MATERIAL

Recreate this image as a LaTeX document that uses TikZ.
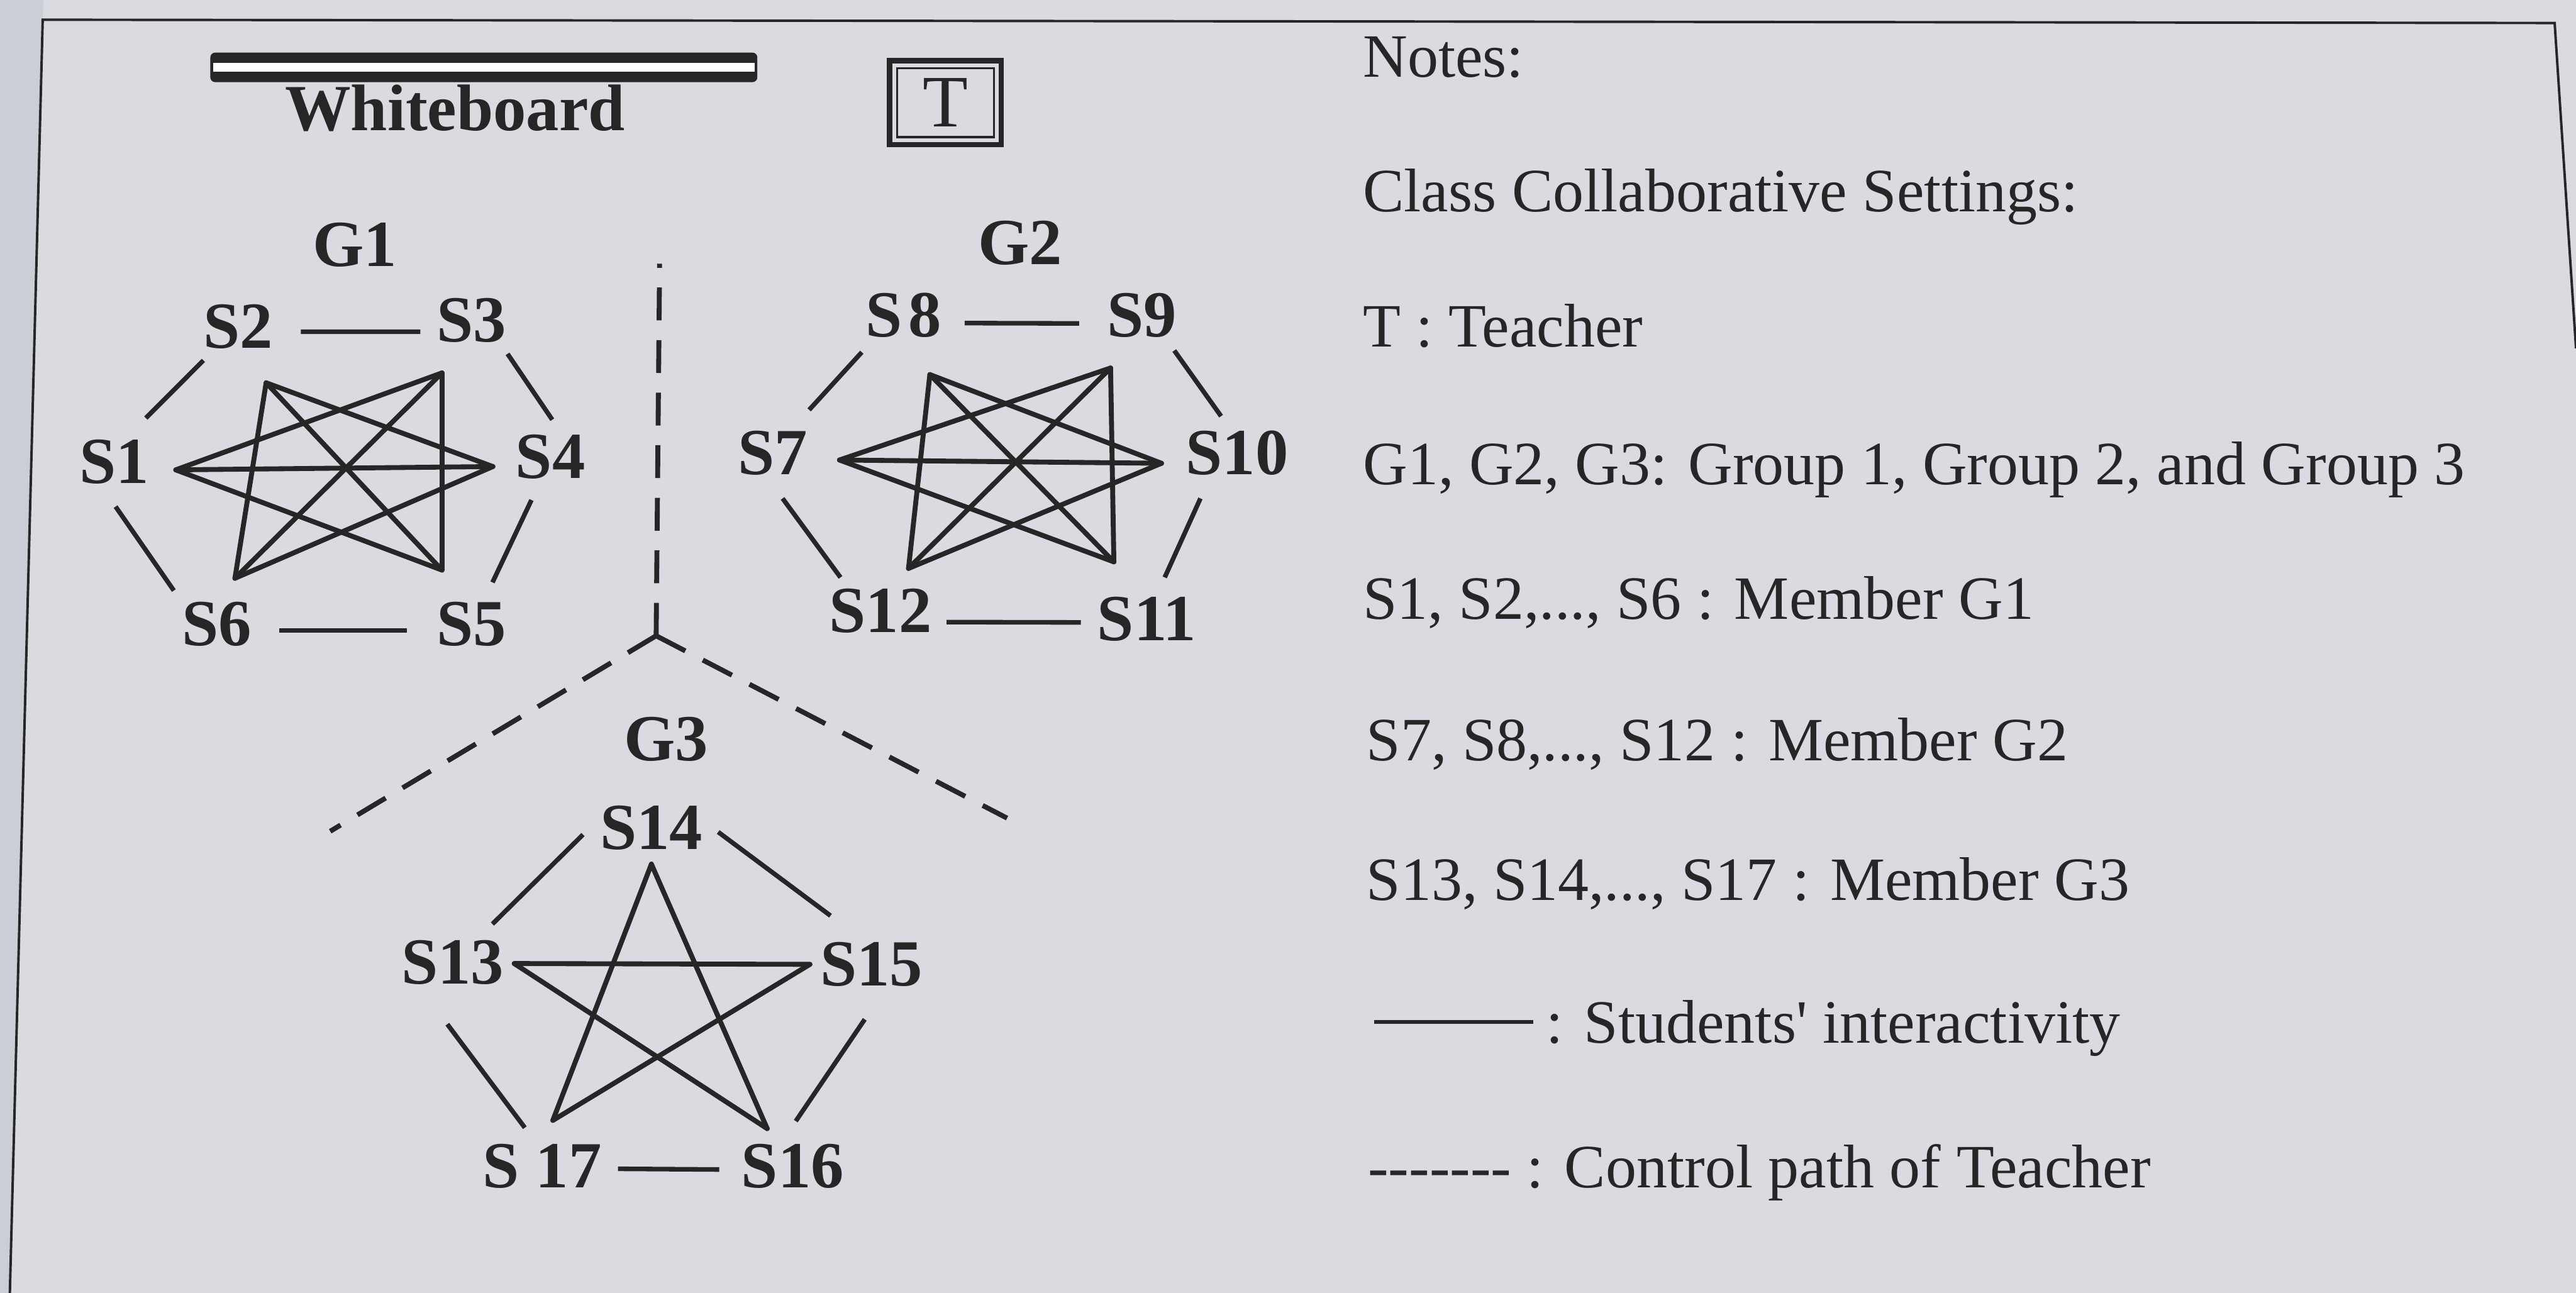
\documentclass[tikz,border=0pt]{standalone}
\usepackage{fontspec}
\setmainfont{Liberation Serif}[Ligatures=TeXOff]
\newcommand\legendfont{\fontsize{10.67}{12}\selectfont}
\newcommand\seatfont{\fontsize{11.4}{13}\selectfont\bfseries}
\newcommand\teacherfont{\fontsize{12.8}{14}\selectfont}
\definecolor{paper}{HTML}{DADBE0}
\definecolor{margin}{HTML}{CBCED6}
\definecolor{ink}{HTML}{262626}
\begin{document}
\begin{tikzpicture}[x=0.1mm,y=-0.1mm,
  seat/.style={font=\seatfont, text=ink, inner sep=0.7mm, outer sep=0pt, anchor=base},
  grp/.style={font=\seatfont, text=ink, inner sep=0pt, anchor=base},
  link/.style={draw=ink, line width=0.28mm},
  cross/.style={draw=ink, line width=0.3mm, line cap=round},
  ctrl/.style={draw=ink, line width=0.3mm, dash pattern=on 2mm off 1.2mm},
  note/.style={font=\legendfont, text=ink, inner sep=0pt, anchor=base west},
  board/.style={fill=ink, minimum width=33.3mm, minimum height=1.8mm, inner sep=0pt, rounded corners=0.3mm},
  tbox/.style={draw=ink, line width=0.32mm, minimum width=6.8mm, minimum height=5.1mm, inner sep=0pt, outer sep=0pt, font=\teacherfont, text=ink}
]
% sheet and its border
\fill[paper] (0,0) rectangle (1568,787);
\useasboundingbox (0,0) rectangle (1568,787);
\fill[margin] (0,0) -- (26.5,0) -- (26,12) -- (6,787) -- (0,787) -- cycle;
\draw[ink, line width=0.15mm] (6,787) -- (26,12) -- (1555,14) -- (1568,212);

% whiteboard and teacher
\node[board] (wb) at (294.5,41) {};
\fill[white] ([xshift=0.25mm,yshift=-0.7mm]wb.north west) rectangle ([xshift=-0.25mm,yshift=0.7mm]wb.south east);
\node[grp] (wblabel) at (277,79.5) {Whiteboard};
\node[tbox] (T) at (575.5,62.5) {T};
\draw[ink, line width=0.13mm] ([xshift=0.45mm,yshift=-0.45mm]T.north west) rectangle ([xshift=-0.45mm,yshift=0.45mm]T.south east);

% group labels
\node[grp] (G1) at (216,162) {G1};
\node[grp] (G2) at (621,161) {G2};
\node[grp] (G3) at (405.5,463) {G3};

% students of group 1
\node[seat] (S1) at (69.5,294) {S1};
\node[seat] (S2) at (145,212) {S2};
\node[seat] (S3) at (287,208) {S3};
\node[seat] (S4) at (335,291) {S4};
\node[seat] (S5) at (287,393) {S5};
\node[seat] (S6) at (132,393) {S6};
% students of group 2
\node[seat] (S7) at (470.5,289) {S7};
\node[seat] (S8) at (550,205) {S\kern0.4mm 8};
\node[seat] (S9) at (695,205) {S9};
\node[seat] (S10) at (753,289) {S10};
\node[seat] (S11) at (698,390) {S11};
\node[seat] (S12) at (536,385) {S12};
% students of group 3
\node[seat] (S13) at (275.5,599) {S13};
\node[seat] (S14) at (396.5,517) {S14};
\node[seat] (S15) at (530.5,600) {S15};
\node[seat] (S16) at (482.5,723) {S16};
\node[seat] (S17) at (330,723) {S 17};

% inner meeting points of each student
\coordinate (c1) at (107,286);  \coordinate (c2) at (162,233);
\coordinate (c3) at (269,227);  \coordinate (c4) at (300,284);
\coordinate (c5) at (269,347);  \coordinate (c6) at (143,352);
\coordinate (c7) at (511,280);  \coordinate (c8) at (566,228);
\coordinate (c9) at (676,224);  \coordinate (c10) at (707,282);
\coordinate (c11) at (678,342); \coordinate (c12) at (553,346);
\coordinate (c14) at (396.5,526); \coordinate (c13) at (313,586.5);
\coordinate (c15) at (493,587);   \coordinate (c17) at (336.5,682);
\coordinate (c16) at (467,687);

% hexagon rims
\draw[link, shorten <=0.85mm] (S1.57) -- (S2.224);
\draw[link, shorten <=1mm, shorten >=0.3mm] (S2.-6) -- (S3.194);
\draw[link, shorten >=0.24mm] (S3.-43) -- (S4.83.5);
\draw[link, shorten <=0.85mm] (S1.-101.6) -- (S6.142.4);
\draw[link, shorten <=0.66mm, shorten >=0.55mm] (S4.-113.7) -- (S5.63);
\draw[link, shorten <=1mm, shorten >=1.1mm] (S6.-8) -- (S5.188);

\draw[link, shorten <=0.7mm, shorten >=1mm] (S8.-9.5) -- (S9.190);
\draw[link, shorten <=0.27mm, shorten >=0.81mm] (S8.221) -- (S7.51);
\draw[link, shorten <=0.12mm, shorten >=0.25mm] (S9.-47.4) -- (S10.112);
\draw[link, shorten <=0.87mm] (S7.-88.9) -- (S12.140.7);
\draw[link, shorten <=0.77mm, shorten >=0.55mm] (S10.-133.5) -- (S11.67.3);
\draw[link, shorten <=0.2mm, shorten >=0.3mm] (S12.-10.4) -- (S11.183);

\draw[link, shorten <=0.49mm, shorten >=0.43mm] (S14.181.7) -- (S13.44.5);
\draw[link, shorten <=0.31mm, shorten >=1.52mm] (S14.-1.8) -- (S15.122.2);
\draw[link, shorten <=2.13mm, shorten >=0.38mm] (S13.-128) -- (S17.112.5);
\draw[link, shorten <=1.58mm, shorten >=0.85mm] (S15.-77.9) -- (S16.98.9);
\draw[link, shorten <=0.3mm, shorten >=0.65mm] (S17.-2.7) -- (S16.183);

% diagonals inside the two hexagons
\foreach \o in {0,6}{
  \foreach \a/\b in {1/3,2/4,3/5,4/6,5/1,6/2,1/4,2/5,3/6}{
    \pgfmathtruncatemacro\p{\a+\o}
    \pgfmathtruncatemacro\q{\b+\o}
    \draw[cross] (c\p) -- (c\q);
  }
}
% pentagram of group 3
\draw[cross] (c14) -- (c17);
\draw[cross] (c14) -- (c16);
\draw[cross] (c13) -- (c15);
\draw[cross] (c13) -- (c16);
\draw[cross] (c15) -- (c17);

% control paths of the teacher
\coordinate (J) at (399.4,387);
\coordinate (Jtop) at (401.5,160.5);
\coordinate (Jleft) at (201,506);
\coordinate (Jright) at (613,498);
\draw[ctrl] (J) -- (Jtop);
\draw[ctrl] (J) -- (Jleft);
\draw[ctrl] (J) -- (Jright);

% notes
\node[note] (n1) at (829,47) {Notes:};
\node[note] (n2) at (829,129) {Class Collaborative Settings:};
\node[note] (n3) at (829,211) {T : Teacher};
\node[note] (n4) at (829,295) {G1, G2, G3: Group 1, Group 2, and Group 3};
\node[note] (n5) at (829,377) {S1, S2,..., S6 : Member G1};
\node[note] (n6) at (831,463) {S7, S8,..., S12 : Member G2};
\node[note] (n7) at (831,548) {S13, S14,..., S17 : Member G3};
\node[note] (n8) at (835.6,635) {\rule[1.18mm]{9.7mm}{0.23mm}\kern0.8mm: Students' interactivity};
\node[note] (n9) at (832,723) {------- : Control path of Teacher};
\end{tikzpicture}
\end{document}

PROMPT
Return each line exactly as written. Any picture gets left out.

EXERCISE SOLUTION
Recreate this image as a LaTeX document that uses TikZ.
\documentclass[tikz,border=0pt]{standalone}
\usepackage{fontspec}
\setmainfont{Liberation Serif}[Ligatures=TeXOff]
\newcommand\legendfont{\fontsize{10.67}{12}\selectfont}
\newcommand\seatfont{\fontsize{11.4}{13}\selectfont\bfseries}
\newcommand\teacherfont{\fontsize{12.8}{14}\selectfont}
\definecolor{paper}{HTML}{DADBE0}
\definecolor{margin}{HTML}{CBCED6}
\definecolor{ink}{HTML}{262626}
\begin{document}
\begin{tikzpicture}[x=0.1mm,y=-0.1mm,
  seat/.style={font=\seatfont, text=ink, inner sep=0.7mm, outer sep=0pt, anchor=base},
  grp/.style={font=\seatfont, text=ink, inner sep=0pt, anchor=base},
  link/.style={draw=ink, line width=0.28mm},
  cross/.style={draw=ink, line width=0.3mm, line cap=round},
  ctrl/.style={draw=ink, line width=0.3mm, dash pattern=on 2mm off 1.2mm},
  note/.style={font=\legendfont, text=ink, inner sep=0pt, anchor=base west},
  board/.style={fill=ink, minimum width=33.3mm, minimum height=1.8mm, inner sep=0pt, rounded corners=0.3mm},
  tbox/.style={draw=ink, line width=0.32mm, minimum width=6.8mm, minimum height=5.1mm, inner sep=0pt, outer sep=0pt, font=\teacherfont, text=ink}
]
% sheet and its border
\fill[paper] (0,0) rectangle (1568,787);
\useasboundingbox (0,0) rectangle (1568,787);
\fill[margin] (0,0) -- (26.5,0) -- (26,12) -- (6,787) -- (0,787) -- cycle;
\draw[ink, line width=0.15mm] (6,787) -- (26,12) -- (1555,14) -- (1568,212);

% whiteboard and teacher
\node[board] (wb) at (294.5,41) {};
\fill[white] ([xshift=0.25mm,yshift=-0.7mm]wb.north west) rectangle ([xshift=-0.25mm,yshift=0.7mm]wb.south east);
\node[grp] (wblabel) at (277,79.5) {Whiteboard};
\node[tbox] (T) at (575.5,62.5) {T};
\draw[ink, line width=0.13mm] ([xshift=0.45mm,yshift=-0.45mm]T.north west) rectangle ([xshift=-0.45mm,yshift=0.45mm]T.south east);

% group labels
\node[grp] (G1) at (216,162) {G1};
\node[grp] (G2) at (621,161) {G2};
\node[grp] (G3) at (405.5,463) {G3};

% students of group 1
\node[seat] (S1) at (69.5,294) {S1};
\node[seat] (S2) at (145,212) {S2};
\node[seat] (S3) at (287,208) {S3};
\node[seat] (S4) at (335,291) {S4};
\node[seat] (S5) at (287,393) {S5};
\node[seat] (S6) at (132,393) {S6};
% students of group 2
\node[seat] (S7) at (470.5,289) {S7};
\node[seat] (S8) at (550,205) {S\kern0.4mm 8};
\node[seat] (S9) at (695,205) {S9};
\node[seat] (S10) at (753,289) {S10};
\node[seat] (S11) at (698,390) {S11};
\node[seat] (S12) at (536,385) {S12};
% students of group 3
\node[seat] (S13) at (275.5,599) {S13};
\node[seat] (S14) at (396.5,517) {S14};
\node[seat] (S15) at (530.5,600) {S15};
\node[seat] (S16) at (482.5,723) {S16};
\node[seat] (S17) at (330,723) {S 17};

% inner meeting points of each student
\coordinate (c1) at (107,286);  \coordinate (c2) at (162,233);
\coordinate (c3) at (269,227);  \coordinate (c4) at (300,284);
\coordinate (c5) at (269,347);  \coordinate (c6) at (143,352);
\coordinate (c7) at (511,280);  \coordinate (c8) at (566,228);
\coordinate (c9) at (676,224);  \coordinate (c10) at (707,282);
\coordinate (c11) at (678,342); \coordinate (c12) at (553,346);
\coordinate (c14) at (396.5,526); \coordinate (c13) at (313,586.5);
\coordinate (c15) at (493,587);   \coordinate (c17) at (336.5,682);
\coordinate (c16) at (467,687);

% hexagon rims
\draw[link, shorten <=0.85mm] (S1.57) -- (S2.224);
\draw[link, shorten <=1mm, shorten >=0.3mm] (S2.-6) -- (S3.194);
\draw[link, shorten >=0.24mm] (S3.-43) -- (S4.83.5);
\draw[link, shorten <=0.85mm] (S1.-101.6) -- (S6.142.4);
\draw[link, shorten <=0.66mm, shorten >=0.55mm] (S4.-113.7) -- (S5.63);
\draw[link, shorten <=1mm, shorten >=1.1mm] (S6.-8) -- (S5.188);

\draw[link, shorten <=0.7mm, shorten >=1mm] (S8.-9.5) -- (S9.190);
\draw[link, shorten <=0.27mm, shorten >=0.81mm] (S8.221) -- (S7.51);
\draw[link, shorten <=0.12mm, shorten >=0.25mm] (S9.-47.4) -- (S10.112);
\draw[link, shorten <=0.87mm] (S7.-88.9) -- (S12.140.7);
\draw[link, shorten <=0.77mm, shorten >=0.55mm] (S10.-133.5) -- (S11.67.3);
\draw[link, shorten <=0.2mm, shorten >=0.3mm] (S12.-10.4) -- (S11.183);

\draw[link, shorten <=0.49mm, shorten >=0.43mm] (S14.181.7) -- (S13.44.5);
\draw[link, shorten <=0.31mm, shorten >=1.52mm] (S14.-1.8) -- (S15.122.2);
\draw[link, shorten <=2.13mm, shorten >=0.38mm] (S13.-128) -- (S17.112.5);
\draw[link, shorten <=1.58mm, shorten >=0.85mm] (S15.-77.9) -- (S16.98.9);
\draw[link, shorten <=0.3mm, shorten >=0.65mm] (S17.-2.7) -- (S16.183);

% diagonals inside the two hexagons
\foreach \o in {0,6}{
  \foreach \a/\b in {1/3,2/4,3/5,4/6,5/1,6/2,1/4,2/5,3/6}{
    \pgfmathtruncatemacro\p{\a+\o}
    \pgfmathtruncatemacro\q{\b+\o}
    \draw[cross] (c\p) -- (c\q);
  }
}
% pentagram of group 3
\draw[cross] (c14) -- (c17);
\draw[cross] (c14) -- (c16);
\draw[cross] (c13) -- (c15);
\draw[cross] (c13) -- (c16);
\draw[cross] (c15) -- (c17);

% control paths of the teacher
\coordinate (J) at (399.4,387);
\coordinate (Jtop) at (401.5,160.5);
\coordinate (Jleft) at (201,506);
\coordinate (Jright) at (613,498);
\draw[ctrl] (J) -- (Jtop);
\draw[ctrl] (J) -- (Jleft);
\draw[ctrl] (J) -- (Jright);

% notes
\node[note] (n1) at (829,47) {Notes:};
\node[note] (n2) at (829,129) {Class Collaborative Settings:};
\node[note] (n3) at (829,211) {T : Teacher};
\node[note] (n4) at (829,295) {G1, G2, G3: Group 1, Group 2, and Group 3};
\node[note] (n5) at (829,377) {S1, S2,..., S6 : Member G1};
\node[note] (n6) at (831,463) {S7, S8,..., S12 : Member G2};
\node[note] (n7) at (831,548) {S13, S14,..., S17 : Member G3};
\node[note] (n8) at (835.6,635) {\rule[1.18mm]{9.7mm}{0.23mm}\kern0.8mm: Students' interactivity};
\node[note] (n9) at (832,723) {------- : Control path of Teacher};
\end{tikzpicture}
\end{document}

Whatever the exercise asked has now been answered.